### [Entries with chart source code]
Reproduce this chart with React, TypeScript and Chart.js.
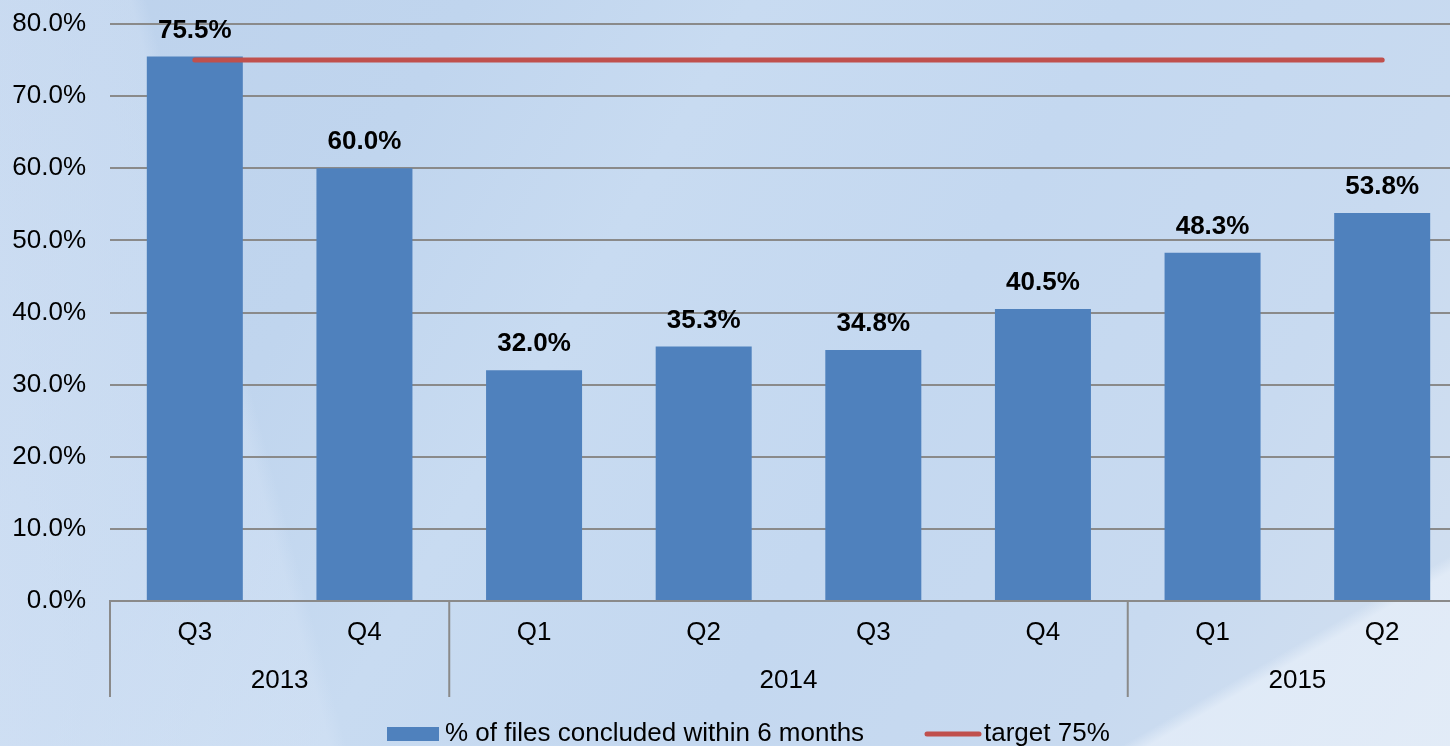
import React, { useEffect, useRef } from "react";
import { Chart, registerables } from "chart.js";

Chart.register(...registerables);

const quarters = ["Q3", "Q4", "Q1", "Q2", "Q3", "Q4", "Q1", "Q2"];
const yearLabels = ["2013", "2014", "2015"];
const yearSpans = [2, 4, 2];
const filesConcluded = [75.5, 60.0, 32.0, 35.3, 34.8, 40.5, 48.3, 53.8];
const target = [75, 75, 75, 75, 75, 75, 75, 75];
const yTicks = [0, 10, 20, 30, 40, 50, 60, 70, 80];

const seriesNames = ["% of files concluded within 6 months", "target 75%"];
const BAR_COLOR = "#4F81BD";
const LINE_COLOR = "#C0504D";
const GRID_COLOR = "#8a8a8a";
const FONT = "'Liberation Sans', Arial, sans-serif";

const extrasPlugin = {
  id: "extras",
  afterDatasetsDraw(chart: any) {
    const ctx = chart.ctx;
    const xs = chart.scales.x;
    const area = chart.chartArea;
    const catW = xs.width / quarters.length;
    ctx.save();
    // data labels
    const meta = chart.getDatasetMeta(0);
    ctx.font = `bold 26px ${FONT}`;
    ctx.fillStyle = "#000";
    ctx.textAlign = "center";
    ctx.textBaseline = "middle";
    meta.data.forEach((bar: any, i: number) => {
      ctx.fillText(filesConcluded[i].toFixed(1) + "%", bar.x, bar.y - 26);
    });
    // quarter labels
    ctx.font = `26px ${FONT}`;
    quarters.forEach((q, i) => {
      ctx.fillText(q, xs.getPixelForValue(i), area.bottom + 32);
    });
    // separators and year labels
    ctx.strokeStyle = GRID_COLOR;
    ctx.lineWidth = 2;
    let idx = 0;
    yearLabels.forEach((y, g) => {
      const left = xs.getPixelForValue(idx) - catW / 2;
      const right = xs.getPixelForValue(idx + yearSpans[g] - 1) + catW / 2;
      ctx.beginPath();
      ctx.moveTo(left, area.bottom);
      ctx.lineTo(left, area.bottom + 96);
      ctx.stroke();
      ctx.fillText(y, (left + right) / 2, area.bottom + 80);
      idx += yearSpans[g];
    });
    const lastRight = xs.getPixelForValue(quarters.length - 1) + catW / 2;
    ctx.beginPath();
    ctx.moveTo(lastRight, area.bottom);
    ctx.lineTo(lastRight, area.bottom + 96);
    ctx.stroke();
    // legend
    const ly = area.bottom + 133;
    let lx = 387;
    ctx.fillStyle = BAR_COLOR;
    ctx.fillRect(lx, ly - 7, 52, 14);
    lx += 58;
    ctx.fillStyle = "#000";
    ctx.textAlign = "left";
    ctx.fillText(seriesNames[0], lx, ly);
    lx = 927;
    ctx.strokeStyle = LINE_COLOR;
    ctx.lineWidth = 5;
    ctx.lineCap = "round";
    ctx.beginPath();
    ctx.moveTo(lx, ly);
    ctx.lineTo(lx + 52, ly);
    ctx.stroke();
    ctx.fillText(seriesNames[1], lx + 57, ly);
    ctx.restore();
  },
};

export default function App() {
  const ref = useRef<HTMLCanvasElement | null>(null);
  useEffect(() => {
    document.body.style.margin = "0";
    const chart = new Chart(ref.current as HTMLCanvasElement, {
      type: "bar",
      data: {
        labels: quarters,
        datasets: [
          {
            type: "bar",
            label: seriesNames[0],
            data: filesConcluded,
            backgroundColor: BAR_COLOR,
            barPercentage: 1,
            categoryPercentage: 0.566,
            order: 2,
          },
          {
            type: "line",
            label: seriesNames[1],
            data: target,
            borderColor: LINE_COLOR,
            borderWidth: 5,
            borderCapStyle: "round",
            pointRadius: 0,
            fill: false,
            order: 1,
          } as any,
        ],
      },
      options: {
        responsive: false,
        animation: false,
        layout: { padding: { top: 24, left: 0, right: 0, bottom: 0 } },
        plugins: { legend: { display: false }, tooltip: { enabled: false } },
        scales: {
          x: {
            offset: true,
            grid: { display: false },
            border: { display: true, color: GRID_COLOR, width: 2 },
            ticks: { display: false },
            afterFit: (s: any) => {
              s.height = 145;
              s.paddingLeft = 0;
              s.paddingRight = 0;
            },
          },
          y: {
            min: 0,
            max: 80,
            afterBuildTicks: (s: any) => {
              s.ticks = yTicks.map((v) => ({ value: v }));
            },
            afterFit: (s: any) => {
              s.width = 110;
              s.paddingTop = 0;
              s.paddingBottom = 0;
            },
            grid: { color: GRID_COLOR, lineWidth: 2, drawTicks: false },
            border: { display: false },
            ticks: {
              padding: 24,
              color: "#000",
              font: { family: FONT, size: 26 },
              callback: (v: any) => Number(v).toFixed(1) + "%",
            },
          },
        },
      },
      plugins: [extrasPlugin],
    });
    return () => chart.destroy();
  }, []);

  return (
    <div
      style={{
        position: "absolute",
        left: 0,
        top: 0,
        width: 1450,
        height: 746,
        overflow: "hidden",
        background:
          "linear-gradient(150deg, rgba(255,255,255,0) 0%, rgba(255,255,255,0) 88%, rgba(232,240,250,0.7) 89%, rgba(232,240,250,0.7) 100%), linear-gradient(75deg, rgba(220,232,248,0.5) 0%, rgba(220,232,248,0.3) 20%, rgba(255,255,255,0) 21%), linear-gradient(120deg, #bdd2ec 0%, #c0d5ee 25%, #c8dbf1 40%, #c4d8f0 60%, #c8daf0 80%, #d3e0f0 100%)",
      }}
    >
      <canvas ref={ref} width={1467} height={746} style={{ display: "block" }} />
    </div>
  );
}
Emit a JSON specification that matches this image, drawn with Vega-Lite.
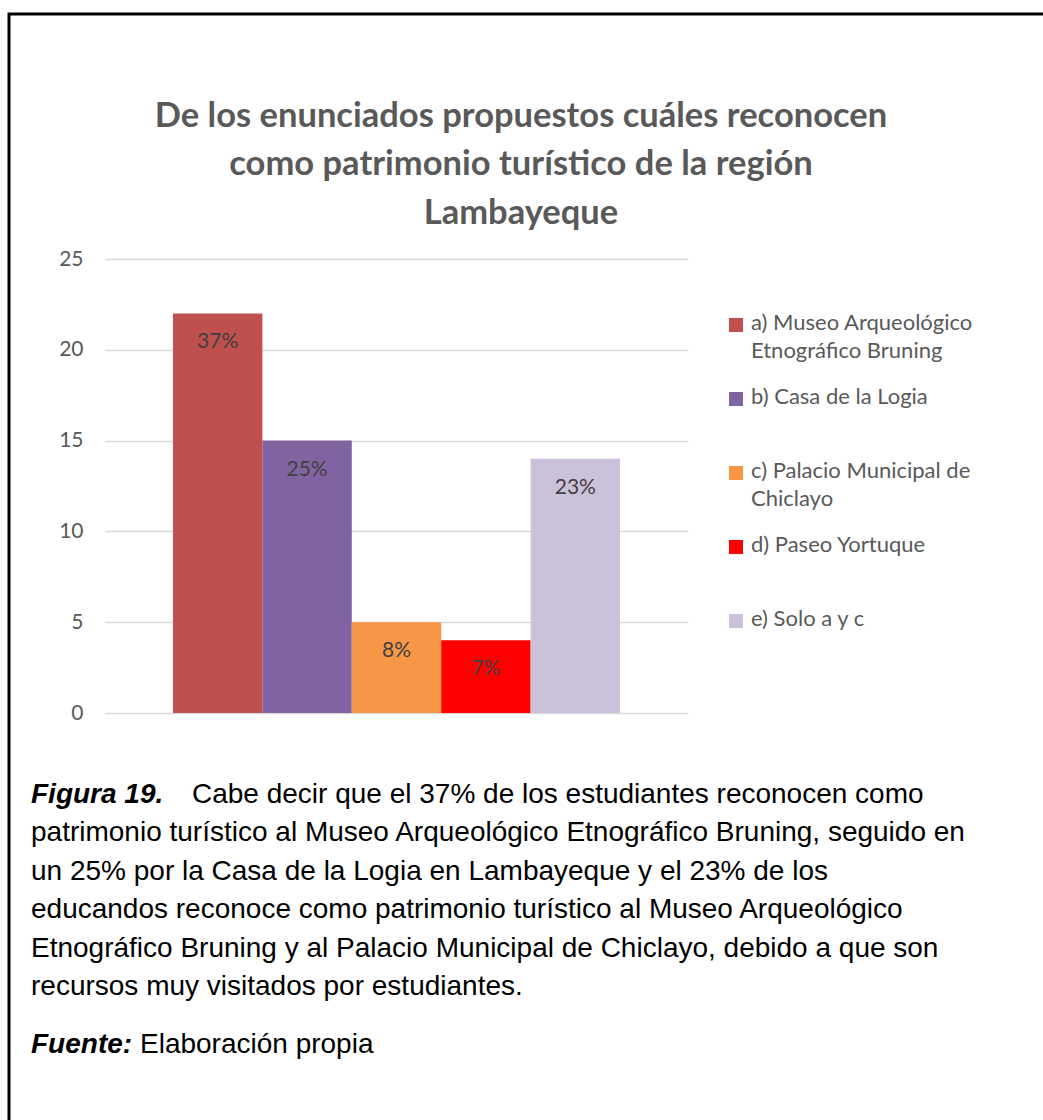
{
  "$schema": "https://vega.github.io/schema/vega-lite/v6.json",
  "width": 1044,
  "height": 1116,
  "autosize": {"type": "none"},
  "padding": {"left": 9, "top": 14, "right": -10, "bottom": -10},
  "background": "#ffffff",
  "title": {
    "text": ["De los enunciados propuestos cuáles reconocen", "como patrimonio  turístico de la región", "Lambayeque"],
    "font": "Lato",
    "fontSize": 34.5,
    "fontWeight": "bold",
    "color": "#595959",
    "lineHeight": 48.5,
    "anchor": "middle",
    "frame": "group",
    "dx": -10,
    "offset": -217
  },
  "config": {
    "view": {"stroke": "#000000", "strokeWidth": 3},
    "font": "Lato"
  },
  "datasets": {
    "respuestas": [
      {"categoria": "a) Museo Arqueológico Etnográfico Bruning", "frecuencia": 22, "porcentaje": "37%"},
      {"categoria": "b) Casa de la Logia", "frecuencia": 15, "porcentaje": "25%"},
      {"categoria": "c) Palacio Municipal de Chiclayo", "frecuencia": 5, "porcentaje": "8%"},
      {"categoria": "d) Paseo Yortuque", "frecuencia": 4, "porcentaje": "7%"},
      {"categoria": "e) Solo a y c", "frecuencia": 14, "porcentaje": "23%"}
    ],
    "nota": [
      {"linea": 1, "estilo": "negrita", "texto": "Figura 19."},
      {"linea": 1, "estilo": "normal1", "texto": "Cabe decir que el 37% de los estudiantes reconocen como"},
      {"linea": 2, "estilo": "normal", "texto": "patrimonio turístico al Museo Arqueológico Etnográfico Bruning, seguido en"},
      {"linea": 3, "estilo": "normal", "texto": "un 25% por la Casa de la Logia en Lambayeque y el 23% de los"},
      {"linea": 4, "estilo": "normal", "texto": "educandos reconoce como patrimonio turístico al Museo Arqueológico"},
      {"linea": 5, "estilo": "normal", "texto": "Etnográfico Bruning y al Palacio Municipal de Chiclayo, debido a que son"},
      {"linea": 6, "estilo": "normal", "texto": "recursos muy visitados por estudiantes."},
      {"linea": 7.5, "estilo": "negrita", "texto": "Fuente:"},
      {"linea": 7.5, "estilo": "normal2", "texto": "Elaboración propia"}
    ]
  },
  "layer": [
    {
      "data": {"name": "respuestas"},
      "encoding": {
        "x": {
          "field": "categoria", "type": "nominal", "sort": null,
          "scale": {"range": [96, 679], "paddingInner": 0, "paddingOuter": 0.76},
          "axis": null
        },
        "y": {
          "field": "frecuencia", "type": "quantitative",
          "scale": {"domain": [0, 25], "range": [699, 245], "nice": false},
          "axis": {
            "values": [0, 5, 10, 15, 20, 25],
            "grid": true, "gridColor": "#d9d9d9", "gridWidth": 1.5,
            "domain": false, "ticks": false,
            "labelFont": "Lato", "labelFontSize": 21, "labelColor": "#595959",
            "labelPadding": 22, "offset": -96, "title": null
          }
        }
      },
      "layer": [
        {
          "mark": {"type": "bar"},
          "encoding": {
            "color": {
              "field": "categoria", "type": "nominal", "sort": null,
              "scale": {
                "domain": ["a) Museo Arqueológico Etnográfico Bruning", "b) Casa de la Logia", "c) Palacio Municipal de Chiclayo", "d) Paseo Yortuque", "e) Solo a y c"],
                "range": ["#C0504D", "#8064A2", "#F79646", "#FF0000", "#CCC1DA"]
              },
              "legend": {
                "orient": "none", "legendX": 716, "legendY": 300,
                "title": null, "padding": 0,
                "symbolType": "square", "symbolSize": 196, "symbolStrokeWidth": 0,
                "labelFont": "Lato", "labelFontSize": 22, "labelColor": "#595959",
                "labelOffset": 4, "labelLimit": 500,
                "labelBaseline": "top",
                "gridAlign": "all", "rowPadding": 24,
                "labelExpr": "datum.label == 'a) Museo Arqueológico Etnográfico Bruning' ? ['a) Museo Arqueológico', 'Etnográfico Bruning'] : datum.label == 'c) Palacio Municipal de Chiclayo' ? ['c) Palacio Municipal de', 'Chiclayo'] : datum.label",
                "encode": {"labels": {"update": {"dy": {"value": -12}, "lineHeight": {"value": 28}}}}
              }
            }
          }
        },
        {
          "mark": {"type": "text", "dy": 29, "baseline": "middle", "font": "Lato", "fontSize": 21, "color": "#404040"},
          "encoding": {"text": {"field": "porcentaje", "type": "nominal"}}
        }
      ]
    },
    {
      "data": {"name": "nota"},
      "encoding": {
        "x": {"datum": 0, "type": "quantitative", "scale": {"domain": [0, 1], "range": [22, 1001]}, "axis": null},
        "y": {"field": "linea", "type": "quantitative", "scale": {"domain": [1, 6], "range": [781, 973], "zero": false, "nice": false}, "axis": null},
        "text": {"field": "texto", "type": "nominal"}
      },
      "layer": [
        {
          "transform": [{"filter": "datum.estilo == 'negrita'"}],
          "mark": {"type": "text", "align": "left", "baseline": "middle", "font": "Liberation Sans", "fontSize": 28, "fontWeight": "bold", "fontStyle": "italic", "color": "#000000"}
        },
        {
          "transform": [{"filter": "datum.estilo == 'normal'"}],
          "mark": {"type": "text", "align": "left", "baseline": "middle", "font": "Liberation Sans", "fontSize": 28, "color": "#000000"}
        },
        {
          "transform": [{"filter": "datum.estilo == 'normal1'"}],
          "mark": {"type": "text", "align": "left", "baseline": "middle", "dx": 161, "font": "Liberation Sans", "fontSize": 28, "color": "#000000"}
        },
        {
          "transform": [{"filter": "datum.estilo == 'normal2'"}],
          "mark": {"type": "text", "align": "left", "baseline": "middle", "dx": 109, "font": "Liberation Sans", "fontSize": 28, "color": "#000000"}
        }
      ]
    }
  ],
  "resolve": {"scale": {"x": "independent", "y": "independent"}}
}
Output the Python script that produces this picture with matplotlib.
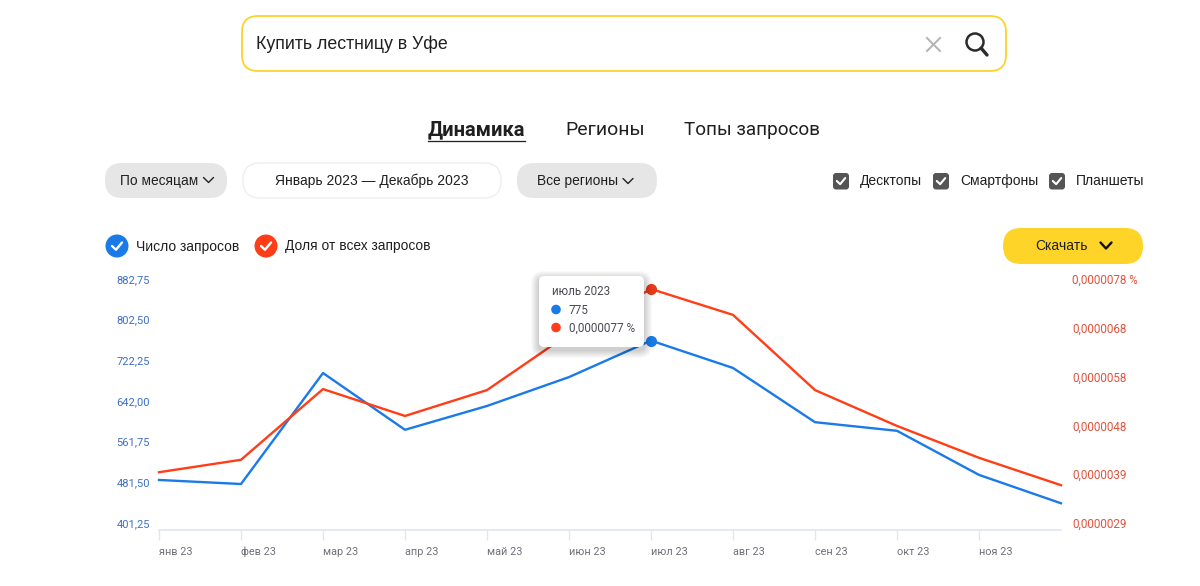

### [Task to carry out]
Leave out any pictures, please, and quote only the lines from the top of the data through the line that contains "60, 70, 80];".

### [Full output]
Reproduce this chart with React, TypeScript and Chart.js.
import React, { useEffect, useRef } from "react";
import { Chart, registerables } from "chart.js";

Chart.register(...registerables);

const quarters = ["Q3", "Q4", "Q1", "Q2", "Q3", "Q4", "Q1", "Q2"];
const yearLabels = ["2013", "2014", "2015"];
const yearSpans = [2, 4, 2];
const filesConcluded = [75.5, 60.0, 32.0, 35.3, 34.8, 40.5, 48.3, 53.8];
const target = [75, 75, 75, 75, 75, 75, 75, 75];
const yTicks = [0, 10, 20, 30, 40, 50, 60, 70, 80];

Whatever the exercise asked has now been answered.